In a March 2015 response letter, the park told the nonprofit that the planning effort had been “eclipsed by other park priorities,” specifically efforts to restore the Giacomini Wetlands, remove axis and fallow deer from the seashore and evaluate Drakes Estero and Drakes Bay Oyster Company—all of which required their own environmental evaluations.
In late 2013, when the seashore announced that it would create a ranch plan, a seashore spokeswoman told the Light that the park service was reevaluating how general plans were done, and that it wanted to get started on the ranch plan because of a recent memo from the Interior Department mandating 20-year ranch leases in the seashore.
The environmental groups now suggest that the decision to shelve the general plan was politically motivated. In their motion, they write: “Between 2009 and 2012, the agency faced significant pressure from ranchers and their political allies to authorize long-term commercial ranching at the seashore.”
The suit cites letters between Senator Dianne Feinstein and then-director of the park service Mary Bomar in 2008, in which Sen. Feinstein expressed serious con-cerns about the viability of ranches without long-term leases. It also refers to letters from Supervisor Steve Kinsey and Sen. Feinstein in 2012, expressing concern for ranchers because of the free-ranging elk eating forage in the pastoral zone.

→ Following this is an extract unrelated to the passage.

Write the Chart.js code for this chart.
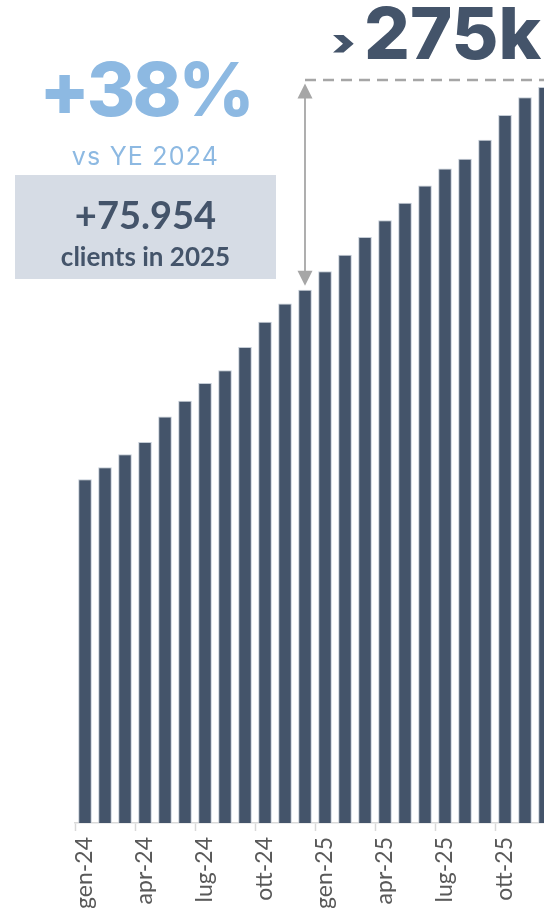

When the ranch plan process kicked off, park officials said it was in large part a re-sponse to a 2012 directive issued by then-Secretary of the Interior Ken Salazar. When he decided Drakes Bay Oyster Company would not get a permit to keep operating, he also ordered the seashore to start issuing 20-year ranch leases, and the ranch plan was said to be part of following this order.
But the lawsuit also takes issue with the order from Mr. Salazar, whom they say is “a cattle rancher himself.” They describe the order as “effectively [issued] by fiat, without public notice or opportunity for comment, and without any [environmental impact statement].”
They also argue that the outdated general plan harms elk because there is a “lack of guidance concerning resource management that should have been provided by an updated [general plan].”
They point to the dramatic elk population drop in 2014 at a fenced enclosure as one example of flawed management. (The park created an elk management plan in 1998, but said in the years before the lawsuit was filed that this too was outdated.) The ranch plan was evaluating what to do with the elk in the pastoral zone, but not in the fenced enclosure at Tomales Point.